*INSTRUCTION:* Leave out the pictures and repeat the rest of the material exactly.

*DATA BLOCK:*
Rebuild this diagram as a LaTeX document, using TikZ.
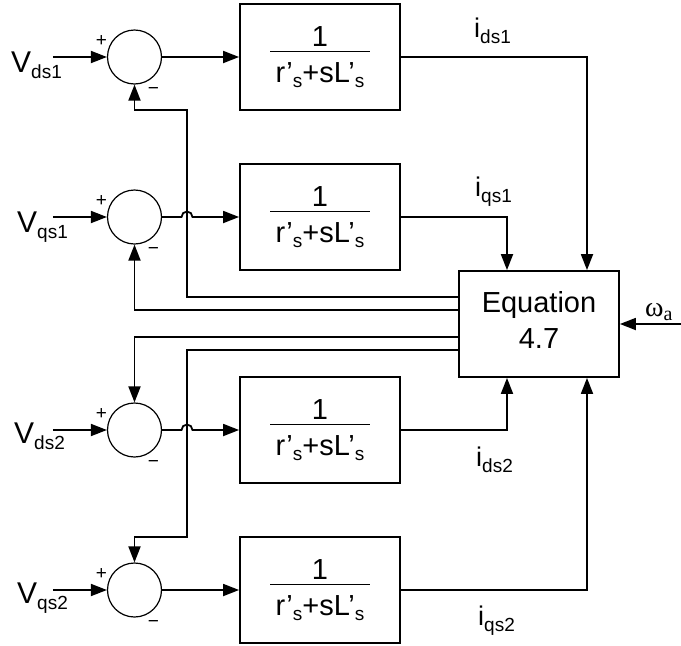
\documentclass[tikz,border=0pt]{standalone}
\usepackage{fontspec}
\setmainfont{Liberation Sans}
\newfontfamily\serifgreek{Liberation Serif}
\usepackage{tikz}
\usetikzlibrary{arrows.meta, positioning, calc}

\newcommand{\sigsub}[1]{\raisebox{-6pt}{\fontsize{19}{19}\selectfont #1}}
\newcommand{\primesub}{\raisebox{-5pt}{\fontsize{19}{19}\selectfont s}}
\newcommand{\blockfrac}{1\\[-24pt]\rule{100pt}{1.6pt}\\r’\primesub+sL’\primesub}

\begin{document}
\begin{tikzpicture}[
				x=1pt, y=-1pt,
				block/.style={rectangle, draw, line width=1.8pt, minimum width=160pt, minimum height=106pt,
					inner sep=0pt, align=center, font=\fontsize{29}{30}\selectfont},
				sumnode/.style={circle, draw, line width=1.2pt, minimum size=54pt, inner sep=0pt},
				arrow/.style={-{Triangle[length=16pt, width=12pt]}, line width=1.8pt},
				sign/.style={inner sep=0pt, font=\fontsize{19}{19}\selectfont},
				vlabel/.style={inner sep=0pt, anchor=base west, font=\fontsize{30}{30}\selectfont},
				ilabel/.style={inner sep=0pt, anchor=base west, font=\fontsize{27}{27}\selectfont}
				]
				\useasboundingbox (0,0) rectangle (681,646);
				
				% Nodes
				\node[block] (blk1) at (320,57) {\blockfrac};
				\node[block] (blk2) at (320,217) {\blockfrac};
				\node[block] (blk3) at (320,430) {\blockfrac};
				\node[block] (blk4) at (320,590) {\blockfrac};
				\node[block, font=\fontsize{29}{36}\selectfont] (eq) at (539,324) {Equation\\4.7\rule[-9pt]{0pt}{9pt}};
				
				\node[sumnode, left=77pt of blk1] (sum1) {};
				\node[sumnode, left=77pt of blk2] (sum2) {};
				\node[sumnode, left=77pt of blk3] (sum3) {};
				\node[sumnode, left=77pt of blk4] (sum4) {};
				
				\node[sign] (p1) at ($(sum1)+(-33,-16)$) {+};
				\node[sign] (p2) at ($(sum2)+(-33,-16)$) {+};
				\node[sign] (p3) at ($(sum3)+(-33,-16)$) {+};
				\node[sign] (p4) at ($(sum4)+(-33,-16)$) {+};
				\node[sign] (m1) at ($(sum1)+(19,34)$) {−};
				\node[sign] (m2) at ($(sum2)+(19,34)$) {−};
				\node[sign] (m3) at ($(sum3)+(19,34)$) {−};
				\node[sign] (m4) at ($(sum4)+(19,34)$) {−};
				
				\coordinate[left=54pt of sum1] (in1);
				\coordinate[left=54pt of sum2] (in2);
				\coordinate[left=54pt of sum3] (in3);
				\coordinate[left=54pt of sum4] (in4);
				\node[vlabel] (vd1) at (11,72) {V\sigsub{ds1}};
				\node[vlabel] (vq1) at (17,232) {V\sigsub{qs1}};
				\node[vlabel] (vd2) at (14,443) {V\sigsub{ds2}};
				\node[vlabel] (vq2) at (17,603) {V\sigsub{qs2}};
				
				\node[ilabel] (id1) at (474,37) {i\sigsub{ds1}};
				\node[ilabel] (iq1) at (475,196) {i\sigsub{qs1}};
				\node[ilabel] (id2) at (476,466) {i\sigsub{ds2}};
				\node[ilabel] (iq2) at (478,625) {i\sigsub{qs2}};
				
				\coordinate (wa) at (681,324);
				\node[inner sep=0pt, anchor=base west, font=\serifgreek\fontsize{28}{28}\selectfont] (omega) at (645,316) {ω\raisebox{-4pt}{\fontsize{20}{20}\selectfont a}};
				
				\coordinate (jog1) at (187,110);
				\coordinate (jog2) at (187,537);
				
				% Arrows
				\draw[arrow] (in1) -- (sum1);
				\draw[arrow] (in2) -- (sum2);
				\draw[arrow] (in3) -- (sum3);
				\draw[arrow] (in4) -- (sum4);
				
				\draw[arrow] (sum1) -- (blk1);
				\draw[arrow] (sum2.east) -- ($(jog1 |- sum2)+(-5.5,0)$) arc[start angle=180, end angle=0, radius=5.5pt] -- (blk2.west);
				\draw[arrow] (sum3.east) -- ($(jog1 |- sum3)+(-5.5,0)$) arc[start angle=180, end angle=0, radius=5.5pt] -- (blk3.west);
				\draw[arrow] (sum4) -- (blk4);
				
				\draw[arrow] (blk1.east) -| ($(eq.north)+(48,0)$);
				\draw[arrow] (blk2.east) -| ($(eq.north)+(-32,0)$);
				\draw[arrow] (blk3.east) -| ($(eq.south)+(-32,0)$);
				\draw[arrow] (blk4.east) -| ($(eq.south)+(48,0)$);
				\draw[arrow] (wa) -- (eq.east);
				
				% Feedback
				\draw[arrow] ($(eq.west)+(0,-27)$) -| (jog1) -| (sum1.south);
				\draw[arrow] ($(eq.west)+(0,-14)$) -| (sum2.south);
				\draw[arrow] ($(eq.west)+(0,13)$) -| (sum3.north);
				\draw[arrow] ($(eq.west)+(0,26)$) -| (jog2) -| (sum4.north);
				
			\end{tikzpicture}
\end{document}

*FINAL RESULT:*
Rebuild this diagram as a LaTeX document, using TikZ.
\documentclass[tikz,border=0pt]{standalone}
\usepackage{fontspec}
\setmainfont{Liberation Sans}
\newfontfamily\serifgreek{Liberation Serif}
\usepackage{tikz}
\usetikzlibrary{arrows.meta, positioning, calc}

\newcommand{\sigsub}[1]{\raisebox{-6pt}{\fontsize{19}{19}\selectfont #1}}
\newcommand{\primesub}{\raisebox{-5pt}{\fontsize{19}{19}\selectfont s}}
\newcommand{\blockfrac}{1\\[-24pt]\rule{100pt}{1.6pt}\\r’\primesub+sL’\primesub}

\begin{document}
\begin{tikzpicture}[
				x=1pt, y=-1pt,
				block/.style={rectangle, draw, line width=1.8pt, minimum width=160pt, minimum height=106pt,
					inner sep=0pt, align=center, font=\fontsize{29}{30}\selectfont},
				sumnode/.style={circle, draw, line width=1.2pt, minimum size=54pt, inner sep=0pt},
				arrow/.style={-{Triangle[length=16pt, width=12pt]}, line width=1.8pt},
				sign/.style={inner sep=0pt, font=\fontsize{19}{19}\selectfont},
				vlabel/.style={inner sep=0pt, anchor=base west, font=\fontsize{30}{30}\selectfont},
				ilabel/.style={inner sep=0pt, anchor=base west, font=\fontsize{27}{27}\selectfont}
				]
				\useasboundingbox (0,0) rectangle (681,646);
				
				% Nodes
				\node[block] (blk1) at (320,57) {\blockfrac};
				\node[block] (blk2) at (320,217) {\blockfrac};
				\node[block] (blk3) at (320,430) {\blockfrac};
				\node[block] (blk4) at (320,590) {\blockfrac};
				\node[block, font=\fontsize{29}{36}\selectfont] (eq) at (539,324) {Equation\\4.7\rule[-9pt]{0pt}{9pt}};
				
				\node[sumnode, left=77pt of blk1] (sum1) {};
				\node[sumnode, left=77pt of blk2] (sum2) {};
				\node[sumnode, left=77pt of blk3] (sum3) {};
				\node[sumnode, left=77pt of blk4] (sum4) {};
				
				\node[sign] (p1) at ($(sum1)+(-33,-16)$) {+};
				\node[sign] (p2) at ($(sum2)+(-33,-16)$) {+};
				\node[sign] (p3) at ($(sum3)+(-33,-16)$) {+};
				\node[sign] (p4) at ($(sum4)+(-33,-16)$) {+};
				\node[sign] (m1) at ($(sum1)+(19,34)$) {−};
				\node[sign] (m2) at ($(sum2)+(19,34)$) {−};
				\node[sign] (m3) at ($(sum3)+(19,34)$) {−};
				\node[sign] (m4) at ($(sum4)+(19,34)$) {−};
				
				\coordinate[left=54pt of sum1] (in1);
				\coordinate[left=54pt of sum2] (in2);
				\coordinate[left=54pt of sum3] (in3);
				\coordinate[left=54pt of sum4] (in4);
				\node[vlabel] (vd1) at (11,72) {V\sigsub{ds1}};
				\node[vlabel] (vq1) at (17,232) {V\sigsub{qs1}};
				\node[vlabel] (vd2) at (14,443) {V\sigsub{ds2}};
				\node[vlabel] (vq2) at (17,603) {V\sigsub{qs2}};
				
				\node[ilabel] (id1) at (474,37) {i\sigsub{ds1}};
				\node[ilabel] (iq1) at (475,196) {i\sigsub{qs1}};
				\node[ilabel] (id2) at (476,466) {i\sigsub{ds2}};
				\node[ilabel] (iq2) at (478,625) {i\sigsub{qs2}};
				
				\coordinate (wa) at (681,324);
				\node[inner sep=0pt, anchor=base west, font=\serifgreek\fontsize{28}{28}\selectfont] (omega) at (645,316) {ω\raisebox{-4pt}{\fontsize{20}{20}\selectfont a}};
				
				\coordinate (jog1) at (187,110);
				\coordinate (jog2) at (187,537);
				
				% Arrows
				\draw[arrow] (in1) -- (sum1);
				\draw[arrow] (in2) -- (sum2);
				\draw[arrow] (in3) -- (sum3);
				\draw[arrow] (in4) -- (sum4);
				
				\draw[arrow] (sum1) -- (blk1);
				\draw[arrow] (sum2.east) -- ($(jog1 |- sum2)+(-5.5,0)$) arc[start angle=180, end angle=0, radius=5.5pt] -- (blk2.west);
				\draw[arrow] (sum3.east) -- ($(jog1 |- sum3)+(-5.5,0)$) arc[start angle=180, end angle=0, radius=5.5pt] -- (blk3.west);
				\draw[arrow] (sum4) -- (blk4);
				
				\draw[arrow] (blk1.east) -| ($(eq.north)+(48,0)$);
				\draw[arrow] (blk2.east) -| ($(eq.north)+(-32,0)$);
				\draw[arrow] (blk3.east) -| ($(eq.south)+(-32,0)$);
				\draw[arrow] (blk4.east) -| ($(eq.south)+(48,0)$);
				\draw[arrow] (wa) -- (eq.east);
				
				% Feedback
				\draw[arrow] ($(eq.west)+(0,-27)$) -| (jog1) -| (sum1.south);
				\draw[arrow] ($(eq.west)+(0,-14)$) -| (sum2.south);
				\draw[arrow] ($(eq.west)+(0,13)$) -| (sum3.north);
				\draw[arrow] ($(eq.west)+(0,26)$) -| (jog2) -| (sum4.north);
				
			\end{tikzpicture}
\end{document}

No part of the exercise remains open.